The sun is shining, and it is a holiday.

This is a wonderful state of affairs. It is not possible to feel miserable when these two things are both happening at the same time.

Of course it is not a holiday for us at all. Probably it is going to be a very busy weekend indeed, at least that is what we are hoping for. Despite this, there is the exhilaration of holidayness in our world. The children are home and we have only got to drive taxis and not get up early to install rural broadband, so it is very hard not to feel pleased with our lives today.

Indeed, we arrived on the taxi rank this evening to discover that the summer has truly arrived.
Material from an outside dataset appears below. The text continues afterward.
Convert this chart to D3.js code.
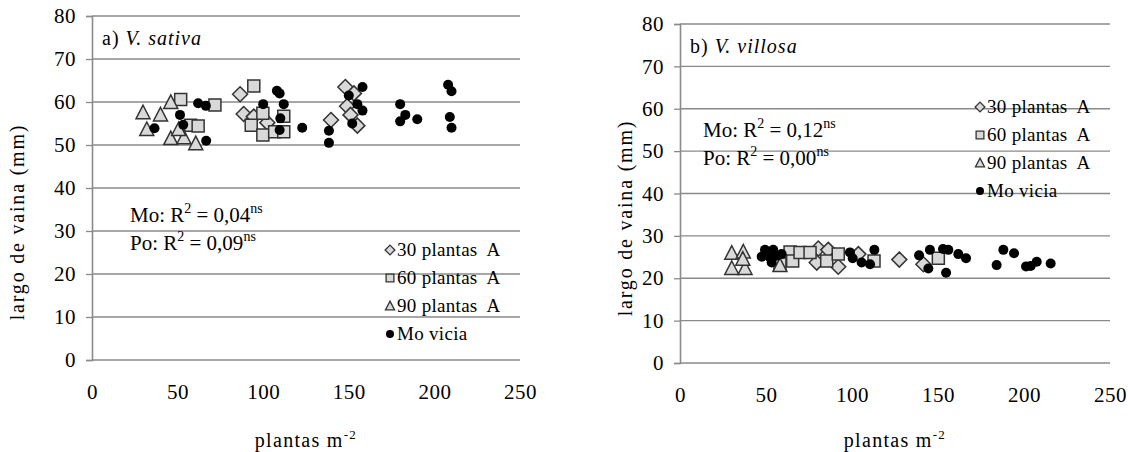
<!DOCTYPE html>
<html>
<head>
<meta charset="utf-8">
<script src="https://cdn.jsdelivr.net/npm/d3@7"></script>
<style>
  html, body { margin: 0; padding: 0; background: #fff; }
  svg, svg text { font-family: "Liberation Serif", "Times New Roman", serif; }
  text { white-space: pre; }
</style>
</head>
<body>
<svg id="chart" width="1128" height="452"></svg>
<script>
// Pod length (mm) against vetch density (plants m-2), V. sativa
const sativa30 = [[86.5,61.8],[88.6,57.2],[94.5,56.6],[102.4,55.2],[139.6,55.8],[148,63.5],[149,59],[153,62],[155,54.5],[151,57]];
const sativa60 = [[51.8,60.6],[71.8,59.3],[57.6,54.6],[62,54.4],[94.5,63.7],[99.8,57.4],[93,54.6],[99.8,52.3],[106.7,53.1],[112,56.7],[112,53.1]];
const sativa90 = [[29.8,57.5],[32,53.6],[40,57],[46,59.9],[46,51.5],[53.7,51.7],[60.6,50.3],[50.6,53.6]];
const sativaMo = [[36.5,53.9],[51.4,57],[53.3,54.7],[62,59.7],[66.5,59.1],[66.7,51],[108,62.6],[109.6,62],[100,59.5],[112,59.5],[110,56.2],[109.6,53.5],[122.8,54],[138.4,53.3],[138.4,50.5],
  [150,61.5],[152,55],[155,59.5],[158,63.5],[158,58],[180,59.5],[183,57],[180,55.5],[190,56],[208,64],[210,62.5],[209,56.5],[210,54]];

// Pod length (mm) against vetch density (plants m-2), V. villosa
const villosa30 = [[79.5,23.7],[80.4,27],[86.2,26.7],[92,22.7],[103.7,25.7],[127.5,24.4],[141.5,23.3]];
const villosa60 = [[58.1,23.5],[64,26.2],[65.5,24.1],[69.8,26.1],[75.6,26.1],[85.3,24.1],[92,25.7],[112.8,24.1],[150.2,24.7]];
const villosa90 = [[30.1,25.9],[36.8,26.2],[30.1,22.3],[37.8,22.3],[36.5,24.5],[58.1,23]];
const villosaMo = [[49.4,26.7],[54.2,26.7],[47.5,25.1],[52.3,24.9],[56.2,25.3],[59.1,25.7],[53.3,23.7],[98.8,26.1],[100.4,24.7],[105.6,23.7],[110.5,23.3],[113,26.7],
  [139,25.4],[145.3,26.7],[144.4,22.3],[152.9,26.9],[156,26.7],[161.8,25.7],[166.3,24.7],[154.7,21.3],[184.1,23.1],[188,26.7],[194.2,25.9],[201.2,22.8],[203.9,22.9],[207.4,23.9],[215.5,23.5]];

const xTicks = [0, 50, 100, 150, 200, 250];
const yTicks = [0, 10, 20, 30, 40, 50, 60, 70, 80];
const legendLabels = ["30 plantas  A", "60 plantas  A", "90 plantas  A", "Mo vicia"];

const FONT = "Liberation Serif";
const svg = d3.select("#chart");
const root = svg.append("g").attr("font-family", FONT);
const GRID = "#8a8a8a";
const FILL = "#d9d9d9";
const EDGE = "#333";

// marker path generators centred on 0,0
function markerPath(kind) {
  if (kind === "diamond") return "M0,-7.5L7.5,0L0,7.5L-7.5,0Z";
  if (kind === "square") return "M-6,-6H6V6H-6Z";
  if (kind === "triangle") return "M0,-7.5L7,6L-7,6Z";
  return null;
}

function drawMarker(g, kind, x, y) {
  if (kind === "dot") {
    g.append("circle").attr("cx", x).attr("cy", y).attr("r", 5).attr("fill", "#000");
  } else {
    g.append("path").attr("d", markerPath(kind))
      .attr("transform", `translate(${x},${y})`)
      .attr("fill", FILL).attr("stroke", EDGE).attr("stroke-width", 1.5);
  }
}

function drawPanel(p) {
  const x = d3.scaleLinear().domain([0, 250]).range([p.left, p.right]);
  const y = d3.scaleLinear().domain([0, 80]).range([p.bottom, p.top]);
  const g = root.append("g");

  // horizontal gridlines
  g.append("g").selectAll("line").data(yTicks).join("line")
    .attr("x1", p.left).attr("x2", p.right)
    .attr("y1", d => y(d)).attr("y2", d => y(d))
    .attr("stroke", GRID).attr("stroke-width", 1.3);

  // y axis
  const ya = g.append("g").attr("transform", `translate(${p.left},0)`)
    .call(d3.axisLeft(y).tickValues(yTicks).tickSize(6).tickPadding(10));
  ya.attr("font-family", FONT);
  ya.select(".domain").attr("stroke", GRID).attr("stroke-width", 1.6);
  ya.selectAll(".tick line").attr("stroke", GRID).attr("stroke-width", 1.3);
  ya.selectAll(".tick text").attr("font-size", 21).attr("fill", "#000")
    .attr("letter-spacing", 0.5);

  // x axis labels
  const xa = g.append("g").attr("transform", `translate(0,${p.bottom})`)
    .call(d3.axisBottom(x).tickValues(xTicks).tickSize(0).tickPadding(24));
  xa.attr("font-family", FONT);
  xa.select(".domain").remove();
  xa.selectAll(".tick text").attr("font-size", 21).attr("fill", "#000")
    .attr("letter-spacing", 0.5);

  // axis titles
  g.append("text")
    .attr("transform", `translate(${p.yTitleX},${p.yTitleY}) rotate(-90)`)
    .attr("text-anchor", "middle").attr("font-size", 20).attr("letter-spacing", 1.8)
    .text("largo de vaina (mm)");
  const xt = g.append("text").attr("x", (p.left + p.right) / 2).attr("y", p.xTitleY)
    .attr("text-anchor", "middle").attr("font-size", 20).attr("letter-spacing", 1.3);
  xt.append("tspan").text("plantas m");
  xt.append("tspan").attr("dy", -8).attr("font-size", 13).text("-2");

  // panel title
  const tt = g.append("text").attr("x", p.left + 10).attr("y", p.top + 29)
    .attr("font-size", 20).attr("letter-spacing", 1);
  tt.append("tspan").text(p.letter + " ");
  tt.append("tspan").attr("font-style", "italic").text(p.species);

  // R² annotations
  p.r2.forEach((r, i) => {
    const t = g.append("text").attr("x", p.r2x).attr("y", p.r2y + i * 28).attr("font-size", 21);
    t.append("tspan").text(r[0] + ": R");
    t.append("tspan").attr("dy", -9).attr("font-size", 14).text("2");
    t.append("tspan").attr("dy", 9).text(" = " + r[1]);
    t.append("tspan").attr("dy", -9).attr("font-size", 14).text("ns");
  });

  // data points
  const kinds = ["diamond", "square", "triangle", "dot"];
  p.series.forEach((s, i) => {
    const sg = g.append("g");
    s.forEach(d => drawMarker(sg, kinds[i], x(d[0]), y(d[1])));
  });

  // legend
  legendLabels.forEach((lab, i) => {
    const ly = p.legY + i * p.legStep;
    const lg = g.append("g");
    if (kinds[i] === "dot") {
      lg.append("circle").attr("cx", p.legX).attr("cy", ly).attr("r", 4).attr("fill", "#000");
    } else {
      lg.append("path").attr("d", markerPath(kinds[i]))
        .attr("transform", `translate(${p.legX},${ly}) scale(0.65)`)
        .attr("fill", FILL).attr("stroke", EDGE).attr("stroke-width", 2);
    }
    lg.append("text").attr("x", p.legX + 7).attr("y", ly + 6).attr("font-size", 19)
      .attr("letter-spacing", 0.3).text(lab);
  });
}

drawPanel({
  left: 92, right: 520, top: 16, bottom: 360,
  yTitleX: 24, yTitleY: 222, xTitleY: 447,
  letter: "a)", species: "V. sativa",
  r2: [["Mo", "0,04"], ["Po", "0,09"]], r2x: 130, r2y: 222,
  legX: 390, legY: 250, legStep: 28,
  series: [sativa30, sativa60, sativa90, sativaMo]
});

drawPanel({
  left: 680, right: 1110, top: 24, bottom: 363,
  yTitleX: 632, yTitleY: 218, xTitleY: 447,
  letter: "b)", species: "V. villosa",
  r2: [["Mo", "0,12"], ["Po", "0,00"]], r2x: 703, r2y: 137,
  legX: 980, legY: 107, legStep: 28,
  series: [villosa30, villosa60, villosa90, villosaMo]
});
</script>
</body>
</html>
A bit like the swifts, who are due any day now, one of the taxi drivers who over-winters in India has returned. He has spent the last four months staying in Kashmir with his family, and is brown and pleased with himself with a newly magnificent moustache. Of course he is brown anyway, but he is a lot browner now.

We dashed over to see him, and stood happily in the warm evening air, listening to his stories of fresh oranges and cows and mountains and sunshine, and felt faintly envious that he has had such gloriously exotic adventures whilst we have been trudging around Windermere in the rain. It is ace that he has come back, and heralds the arrival of better times.

Of course the day has been entirely occupied with child-collection activities, which meant that I could not either hang about in bed or go for a run this morning.

This was not too bad, because as you might recall, we had allowed ourselves a ridiculously early night last night, followed by a second sleep after the middle of the night cup of tea.

This last was lovely. After I had written to you we retreated back to bed by candle-light, and sat contentedly in our dressing gowns, drinking tea in the gentle glow, holding hands and talking, until our eyes began to close again, and we fell asleep.

I rushed over to York to pick Lucy up at eleven, and should have picked Oliver up at twelve, except that there were traffic lights, so it was half past.

Oliver was waiting patiently underneath the big arch underneath the bell tower, and grinned and waved wildly.

It was lovely to have them both back. They talked all the way home, partly about school and the things they have been doing, but also about politics and world news and philosophical things. This is the sort of thing that school teaches them to think about.

Oliver thought that HS2 would be outdated before it was even built and that the government should be investing the cash in more forward-thinking technology, and Lucy thought that too much entertainment is trying to push a political message as part of its cultural contribution to the world.

This made me think smugly that they had both become very clever.

Apart from my very pleasing feeling of parental self-satisfaction, I did not have much to add to either discussion, never having seen cartoons that feature transgender household pets, or thought much about Chinese magnetic trains. I asked them if they would mind if we called in at Asda on the way home so that I could collect yesterday’s forgotten shopping.

I had not thought carefully before I made this suggestion, and had neglected to realise that it would be expensive. We collected the forgotten shopping, and then bought Pringles in the green tube, because stupidly I had only bought pink, and Maltesers, because they had eaten them all in the car on the way back, and yoghurt without bits in it so that Oliver would eat it.

When we got home I was thirty quid poorer and rather less parentally smug. I unpacked the shopping and sloped off for another snooze. This might seem excessive but it is a long time between the alarm going off at half past six, and cashing up the takings at four in the morning.

I dropped the children off at the cinema on my way to work, with another twenty quid, so I hope we are right about the busy weekend.

The picture is Lucy’s school drive. It is not ace photography but it is all I have got. Even Don McCullin can’t drive and take photographs on his mobile phone at the same time.